Given records
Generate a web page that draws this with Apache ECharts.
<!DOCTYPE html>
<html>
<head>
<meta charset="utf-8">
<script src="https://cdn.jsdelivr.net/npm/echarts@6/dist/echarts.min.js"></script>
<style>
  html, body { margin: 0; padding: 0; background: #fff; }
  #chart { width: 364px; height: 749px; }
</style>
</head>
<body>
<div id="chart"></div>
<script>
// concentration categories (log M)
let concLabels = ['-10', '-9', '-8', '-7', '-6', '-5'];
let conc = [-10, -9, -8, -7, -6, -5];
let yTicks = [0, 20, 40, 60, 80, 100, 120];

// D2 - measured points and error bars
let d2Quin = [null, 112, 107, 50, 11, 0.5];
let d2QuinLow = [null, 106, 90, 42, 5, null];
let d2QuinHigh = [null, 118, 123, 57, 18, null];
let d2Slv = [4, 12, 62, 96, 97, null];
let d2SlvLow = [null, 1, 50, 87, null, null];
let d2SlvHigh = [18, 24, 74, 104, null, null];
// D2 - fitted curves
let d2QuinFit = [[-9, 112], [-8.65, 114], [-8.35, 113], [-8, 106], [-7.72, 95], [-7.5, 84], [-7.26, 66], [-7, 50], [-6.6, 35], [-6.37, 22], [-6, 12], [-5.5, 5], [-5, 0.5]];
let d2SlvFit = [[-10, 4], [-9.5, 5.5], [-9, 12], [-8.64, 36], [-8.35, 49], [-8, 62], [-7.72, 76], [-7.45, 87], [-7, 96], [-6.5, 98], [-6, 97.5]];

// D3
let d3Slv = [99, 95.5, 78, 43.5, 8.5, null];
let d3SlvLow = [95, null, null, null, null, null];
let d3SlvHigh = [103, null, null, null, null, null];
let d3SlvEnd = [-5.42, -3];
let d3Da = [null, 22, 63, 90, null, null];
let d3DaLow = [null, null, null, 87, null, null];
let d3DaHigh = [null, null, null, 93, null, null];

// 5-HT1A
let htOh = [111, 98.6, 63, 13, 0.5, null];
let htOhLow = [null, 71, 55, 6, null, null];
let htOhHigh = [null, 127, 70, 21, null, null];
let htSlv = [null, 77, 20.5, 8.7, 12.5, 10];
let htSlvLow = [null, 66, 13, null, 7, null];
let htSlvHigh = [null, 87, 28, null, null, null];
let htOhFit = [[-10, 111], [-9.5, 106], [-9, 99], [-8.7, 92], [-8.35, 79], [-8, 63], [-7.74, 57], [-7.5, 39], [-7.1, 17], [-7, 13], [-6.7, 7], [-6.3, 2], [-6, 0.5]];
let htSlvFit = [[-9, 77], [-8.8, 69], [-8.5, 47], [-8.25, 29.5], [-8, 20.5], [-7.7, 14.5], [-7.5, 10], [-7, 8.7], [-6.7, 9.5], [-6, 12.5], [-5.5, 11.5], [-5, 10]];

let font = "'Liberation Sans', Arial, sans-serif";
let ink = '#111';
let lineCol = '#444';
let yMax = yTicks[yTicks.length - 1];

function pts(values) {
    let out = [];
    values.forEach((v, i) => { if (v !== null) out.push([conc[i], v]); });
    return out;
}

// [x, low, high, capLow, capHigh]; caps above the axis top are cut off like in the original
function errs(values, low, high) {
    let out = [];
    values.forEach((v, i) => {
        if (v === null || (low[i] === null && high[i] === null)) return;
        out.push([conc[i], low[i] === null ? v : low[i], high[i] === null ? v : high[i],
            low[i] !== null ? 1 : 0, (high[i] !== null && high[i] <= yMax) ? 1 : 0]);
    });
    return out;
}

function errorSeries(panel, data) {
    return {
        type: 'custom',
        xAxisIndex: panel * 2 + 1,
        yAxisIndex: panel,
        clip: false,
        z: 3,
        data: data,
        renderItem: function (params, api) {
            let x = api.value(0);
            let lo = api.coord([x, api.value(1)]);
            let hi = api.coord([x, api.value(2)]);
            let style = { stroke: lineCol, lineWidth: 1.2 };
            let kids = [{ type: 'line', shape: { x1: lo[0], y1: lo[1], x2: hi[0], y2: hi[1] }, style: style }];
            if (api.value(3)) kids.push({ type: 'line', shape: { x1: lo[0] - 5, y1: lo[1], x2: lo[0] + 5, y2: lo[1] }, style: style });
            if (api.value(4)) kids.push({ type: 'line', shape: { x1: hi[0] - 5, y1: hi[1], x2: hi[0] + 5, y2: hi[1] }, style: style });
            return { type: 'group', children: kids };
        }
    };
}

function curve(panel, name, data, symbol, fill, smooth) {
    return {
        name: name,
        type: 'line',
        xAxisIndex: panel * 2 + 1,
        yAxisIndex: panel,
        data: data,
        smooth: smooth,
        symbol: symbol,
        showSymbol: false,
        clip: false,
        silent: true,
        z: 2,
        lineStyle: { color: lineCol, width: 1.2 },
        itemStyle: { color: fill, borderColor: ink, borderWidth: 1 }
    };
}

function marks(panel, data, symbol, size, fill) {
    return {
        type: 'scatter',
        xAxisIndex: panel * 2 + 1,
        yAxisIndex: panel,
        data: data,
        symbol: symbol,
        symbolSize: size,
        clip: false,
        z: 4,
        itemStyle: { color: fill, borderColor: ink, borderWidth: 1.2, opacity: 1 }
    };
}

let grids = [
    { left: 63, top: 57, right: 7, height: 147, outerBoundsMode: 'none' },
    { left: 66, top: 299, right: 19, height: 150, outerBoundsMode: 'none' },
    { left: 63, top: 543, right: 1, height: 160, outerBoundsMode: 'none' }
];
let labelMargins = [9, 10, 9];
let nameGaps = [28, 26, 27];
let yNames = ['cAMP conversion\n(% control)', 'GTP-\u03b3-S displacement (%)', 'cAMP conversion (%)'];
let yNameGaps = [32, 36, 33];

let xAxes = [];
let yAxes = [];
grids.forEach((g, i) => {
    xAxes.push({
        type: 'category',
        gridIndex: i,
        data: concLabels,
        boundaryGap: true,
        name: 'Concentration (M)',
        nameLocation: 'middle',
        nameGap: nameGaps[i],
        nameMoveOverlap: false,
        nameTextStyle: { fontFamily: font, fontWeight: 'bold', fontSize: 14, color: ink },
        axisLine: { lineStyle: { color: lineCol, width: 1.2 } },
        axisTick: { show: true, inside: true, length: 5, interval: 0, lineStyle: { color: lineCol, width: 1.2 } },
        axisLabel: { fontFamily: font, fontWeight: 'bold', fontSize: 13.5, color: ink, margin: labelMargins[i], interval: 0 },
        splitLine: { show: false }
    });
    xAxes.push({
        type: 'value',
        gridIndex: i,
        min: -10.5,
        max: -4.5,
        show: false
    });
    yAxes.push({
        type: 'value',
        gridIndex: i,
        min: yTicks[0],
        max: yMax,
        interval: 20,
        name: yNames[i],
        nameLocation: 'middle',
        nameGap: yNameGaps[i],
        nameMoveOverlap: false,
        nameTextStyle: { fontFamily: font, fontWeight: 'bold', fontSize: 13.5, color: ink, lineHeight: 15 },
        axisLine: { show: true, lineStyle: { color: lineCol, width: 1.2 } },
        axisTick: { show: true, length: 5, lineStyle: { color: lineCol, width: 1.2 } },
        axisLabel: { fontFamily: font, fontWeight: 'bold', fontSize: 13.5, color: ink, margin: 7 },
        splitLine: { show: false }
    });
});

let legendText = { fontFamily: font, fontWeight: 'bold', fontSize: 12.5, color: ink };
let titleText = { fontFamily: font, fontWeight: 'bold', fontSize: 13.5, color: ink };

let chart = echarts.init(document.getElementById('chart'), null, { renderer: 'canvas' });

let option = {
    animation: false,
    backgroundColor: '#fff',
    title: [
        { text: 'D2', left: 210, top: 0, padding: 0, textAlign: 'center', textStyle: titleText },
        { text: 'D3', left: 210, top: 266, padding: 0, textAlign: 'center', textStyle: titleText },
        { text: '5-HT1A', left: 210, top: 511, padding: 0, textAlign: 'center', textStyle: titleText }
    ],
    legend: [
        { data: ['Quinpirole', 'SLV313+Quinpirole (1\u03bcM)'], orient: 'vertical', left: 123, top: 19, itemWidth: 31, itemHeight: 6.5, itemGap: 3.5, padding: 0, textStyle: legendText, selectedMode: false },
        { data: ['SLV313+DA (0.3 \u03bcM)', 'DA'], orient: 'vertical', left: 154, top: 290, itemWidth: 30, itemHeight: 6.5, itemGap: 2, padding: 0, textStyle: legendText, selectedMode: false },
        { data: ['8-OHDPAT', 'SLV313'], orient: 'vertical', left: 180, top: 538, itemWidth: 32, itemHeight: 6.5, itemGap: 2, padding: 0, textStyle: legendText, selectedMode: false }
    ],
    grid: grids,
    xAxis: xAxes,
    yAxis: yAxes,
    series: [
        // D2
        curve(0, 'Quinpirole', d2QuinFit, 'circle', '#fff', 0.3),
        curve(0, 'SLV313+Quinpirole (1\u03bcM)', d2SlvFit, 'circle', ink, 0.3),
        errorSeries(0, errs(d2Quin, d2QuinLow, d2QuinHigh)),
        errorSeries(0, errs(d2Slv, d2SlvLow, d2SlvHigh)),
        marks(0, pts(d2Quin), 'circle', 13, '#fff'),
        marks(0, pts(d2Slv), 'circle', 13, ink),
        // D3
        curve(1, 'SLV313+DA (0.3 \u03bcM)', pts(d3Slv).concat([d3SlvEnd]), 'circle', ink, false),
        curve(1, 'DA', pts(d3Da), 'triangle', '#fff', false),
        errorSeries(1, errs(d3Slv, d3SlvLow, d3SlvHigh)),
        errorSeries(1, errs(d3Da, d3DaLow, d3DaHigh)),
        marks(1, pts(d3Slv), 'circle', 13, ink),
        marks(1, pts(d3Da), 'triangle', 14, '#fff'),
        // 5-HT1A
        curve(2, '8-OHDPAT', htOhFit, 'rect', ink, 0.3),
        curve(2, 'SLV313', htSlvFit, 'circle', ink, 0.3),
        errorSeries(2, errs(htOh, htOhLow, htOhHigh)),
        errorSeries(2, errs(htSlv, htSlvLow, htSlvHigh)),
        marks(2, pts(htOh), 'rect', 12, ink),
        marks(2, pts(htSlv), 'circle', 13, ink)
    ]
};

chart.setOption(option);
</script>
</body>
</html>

* * *

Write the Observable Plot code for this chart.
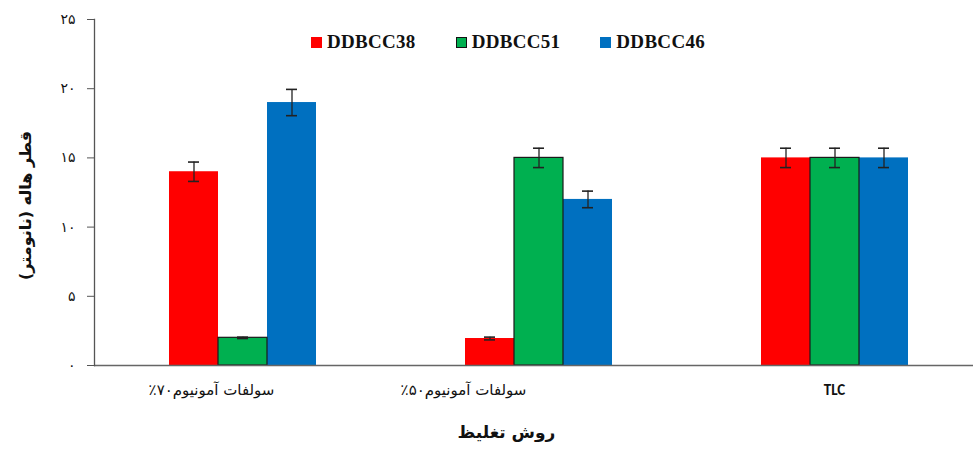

Directive
Exactly repeat the lines from the line with "Generate a web" to the line with "let yTicks = [0, 20, 40, 60, 80, 100, 120];", including both, and output nothing else.

Full response
Generate a web page that draws this with Apache ECharts.
<!DOCTYPE html>
<html>
<head>
<meta charset="utf-8">
<script src="https://cdn.jsdelivr.net/npm/echarts@6/dist/echarts.min.js"></script>
<style>
  html, body { margin: 0; padding: 0; background: #fff; }
  #chart { width: 364px; height: 749px; }
</style>
</head>
<body>
<div id="chart"></div>
<script>
// concentration categories (log M)
let concLabels = ['-10', '-9', '-8', '-7', '-6', '-5'];
let conc = [-10, -9, -8, -7, -6, -5];
let yTicks = [0, 20, 40, 60, 80, 100, 120];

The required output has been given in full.